The Liaison Trap
Liaison: communication or cooperation which facilitates a close working relationship between people or organizations.
Most intelligence services maintain liaison relationships with other intelligence services. These relationships serve several purposes: You can obtain intelligence information from two intelligence services cooperating than from only one; Some intelligence services have better sources of information in areas that another service might find helpful; In their own country, intelligence services have better sources and greater capabilities. By maintaining a close, working relationship, an intelligence service can piggyback on those capabilities and use them where they might normally not have that ability. As an example, if I wanted to keep an eye on the Russian Embassy and intelligence presence in a foreign country, it would be easier and more efficient to use the surveillance capabilities of the host country.

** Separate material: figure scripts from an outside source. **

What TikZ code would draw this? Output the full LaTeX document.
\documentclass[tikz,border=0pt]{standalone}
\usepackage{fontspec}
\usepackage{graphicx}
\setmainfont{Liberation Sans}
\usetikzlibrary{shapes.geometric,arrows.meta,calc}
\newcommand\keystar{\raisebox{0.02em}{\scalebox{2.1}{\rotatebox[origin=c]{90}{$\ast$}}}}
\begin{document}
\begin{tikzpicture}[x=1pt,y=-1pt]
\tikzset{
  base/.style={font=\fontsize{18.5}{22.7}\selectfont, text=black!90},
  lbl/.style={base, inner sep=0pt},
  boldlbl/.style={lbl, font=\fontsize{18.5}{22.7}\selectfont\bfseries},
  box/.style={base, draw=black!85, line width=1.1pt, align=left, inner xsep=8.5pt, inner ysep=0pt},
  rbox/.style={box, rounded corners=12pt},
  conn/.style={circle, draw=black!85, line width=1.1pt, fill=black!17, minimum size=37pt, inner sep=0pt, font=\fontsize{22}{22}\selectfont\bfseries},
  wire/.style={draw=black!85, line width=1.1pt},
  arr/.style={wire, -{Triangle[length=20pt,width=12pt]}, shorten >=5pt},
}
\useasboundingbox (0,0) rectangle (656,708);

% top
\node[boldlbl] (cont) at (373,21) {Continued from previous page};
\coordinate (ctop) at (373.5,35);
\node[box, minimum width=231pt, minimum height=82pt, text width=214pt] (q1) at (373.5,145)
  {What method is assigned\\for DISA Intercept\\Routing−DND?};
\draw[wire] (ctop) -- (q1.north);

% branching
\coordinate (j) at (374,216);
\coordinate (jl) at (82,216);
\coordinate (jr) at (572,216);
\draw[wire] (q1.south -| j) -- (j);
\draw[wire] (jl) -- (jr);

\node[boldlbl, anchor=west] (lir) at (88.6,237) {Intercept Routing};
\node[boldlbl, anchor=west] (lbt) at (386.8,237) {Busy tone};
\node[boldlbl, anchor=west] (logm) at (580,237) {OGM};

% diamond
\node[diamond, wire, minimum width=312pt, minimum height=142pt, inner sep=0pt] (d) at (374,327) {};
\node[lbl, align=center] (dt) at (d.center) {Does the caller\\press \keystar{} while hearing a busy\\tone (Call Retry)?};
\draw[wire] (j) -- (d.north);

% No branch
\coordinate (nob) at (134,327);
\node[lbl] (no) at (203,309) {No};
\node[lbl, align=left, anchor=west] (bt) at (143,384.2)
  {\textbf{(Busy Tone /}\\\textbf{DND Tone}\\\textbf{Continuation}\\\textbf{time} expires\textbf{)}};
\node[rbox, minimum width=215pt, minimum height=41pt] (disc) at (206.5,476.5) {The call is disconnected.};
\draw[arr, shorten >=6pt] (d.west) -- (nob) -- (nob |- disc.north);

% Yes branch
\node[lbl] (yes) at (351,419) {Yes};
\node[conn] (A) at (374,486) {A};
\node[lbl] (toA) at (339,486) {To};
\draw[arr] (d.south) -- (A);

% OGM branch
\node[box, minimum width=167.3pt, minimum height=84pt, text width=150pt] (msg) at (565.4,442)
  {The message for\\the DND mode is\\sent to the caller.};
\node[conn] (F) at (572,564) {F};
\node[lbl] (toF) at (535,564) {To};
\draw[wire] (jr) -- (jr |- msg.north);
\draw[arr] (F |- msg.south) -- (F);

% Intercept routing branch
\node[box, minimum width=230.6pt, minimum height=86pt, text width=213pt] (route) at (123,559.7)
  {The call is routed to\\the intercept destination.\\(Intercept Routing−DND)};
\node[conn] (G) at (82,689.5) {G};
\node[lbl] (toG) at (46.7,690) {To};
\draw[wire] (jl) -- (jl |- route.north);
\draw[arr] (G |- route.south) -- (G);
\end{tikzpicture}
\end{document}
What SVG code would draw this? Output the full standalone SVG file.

Another sort of unspoken reason to conduct liaison is to gain access to the intelligence officers of the opposite service and try to recruit them. Any intelligence service worth its salt will recruit penetrations of other intelligence services so they can report on activities that are harmful to the recruiting service. You always want to know if your personnel are being targeted by another intelligence service. So far, so good.
Some of these liaison relationships are well known and have been publicly acknowledged. The Fives Eyes, composed of the U.S., UK, Canada, Australia, and New Zealand springs immediately to mind. We have excellent relationships with the Jordanians and numerous European services. We don't try to recruit penetrations of Western liaison services because, as democracies, the things we would be interested in knowing about these countries are carried on the front pages of their newspapers. However, dictatorships tend to be different.
Over time, these liaison relationships gave the CIA Chief of Station (COS) considerable power. (The Chief of Station is the individual in charge of all intelligence operations in a particular country. He or She is thus the senior CIA officer in that country.) The COS could draw upon the resources of the host nation's security service or services to not only conduct intelligence operations but also influence operations and covert action. In some countries, the COS had more influence and contact with the host country's government, including the leader, than the State Department. When senior CIA officials visited some of these countries, the COA could arrange meetings with the President or King of the country, and have the host country throw lavish receptions and dinners for the visitors. In the eyes of senior CIA leadership, the COS was important, a power to be recognized. In some countries, they helped execute U.S. foreign policy. The COS could get things done through the liaison service that could not be done through normal diplomatic channels.
Soon, the liaison relationship became supremely important. Not only could things get done, but these relationships made the COS look good, helping further career advancement. Many COS's avoided anything that could damage that relationship. That included recruiting penetrations of the host country service, fearing that if such a recruitment attempt were discovered, the close relationship would end. Eventually, stations began to rely on liaison to provide information on what was going on in the country. In authoritarian countries, the CIA avoided contact with opposition members, people that were against the government, because the liaison service would be angry at any contact with what they viewed as the enemy. The CIA swore by liaison intelligence reporting. They were our friends. They would tell us the truth. This blinded the CIA.
A good example of the dangers of relying too much on liaison is Iran in the 1970s. Prior to the Iranian revolution, the CIA and other U.S. government agencies, such as the Defense Department, had very close and cozy relations with various Iranian government agencies. Iran was the linchpin of the U.S. government's national security policy in the Middle East. We were turning Iran into a military and economic powerhouse. The CIA's close relationship with the Iranian security service, SAVAK, was particularly important. However, it came at a price. The CIA, and other U.S. agencies, avoided developing relationships with members of the opposition in order to avoid angering SAVAK and the Shah, who ruled Iran with an iron fist.
When the Iranian Revolution came in 1979, the CIA and the U.S. government were blindsided. They were surprised at how powerful the discontent against the Shah was, how serious the movement was, and how rapidly it came about. The intelligence community as a whole had little coverage and few sources on what was going on in Iran. It was an intelligence disaster.
Unfortunately, what happened in Iran in 1979 is not uncommon. To this day, many COS's see their relationship with liaison as not only critically important for U.S. intelligence operations, mostly true, but also critically important for their careers. In the early 2010s, when the people of several Arab countries became fed up with dictatorship and corruption and began large-scale protests against their governments, later called The Arab Spring, the CIA was caught by surprise. We had no idea how potent the movements were and the threat they posed to long-time U.S. allies. Much of this failure--certainly not all, but most--was due to the heavy reliance on liaison in these countries. The danger still continues and I can think of several countries where we would have no idea about internal opposition given our overreliance on liaison.
One of the first things I was taught when I joined the CIA was there are no friendly liaison services. This doesn't mean that all liaison services are hostile. What it does mean is that, like the CIA, liaison services answer to their government first and foremost. While many of these services are extremely helpful and even critical to the CIA's intelligence mission, they have their own national security interests. These will always come before U.S. national security interests. We all pay lip service to this fact, but too often we don't actually take it to heart.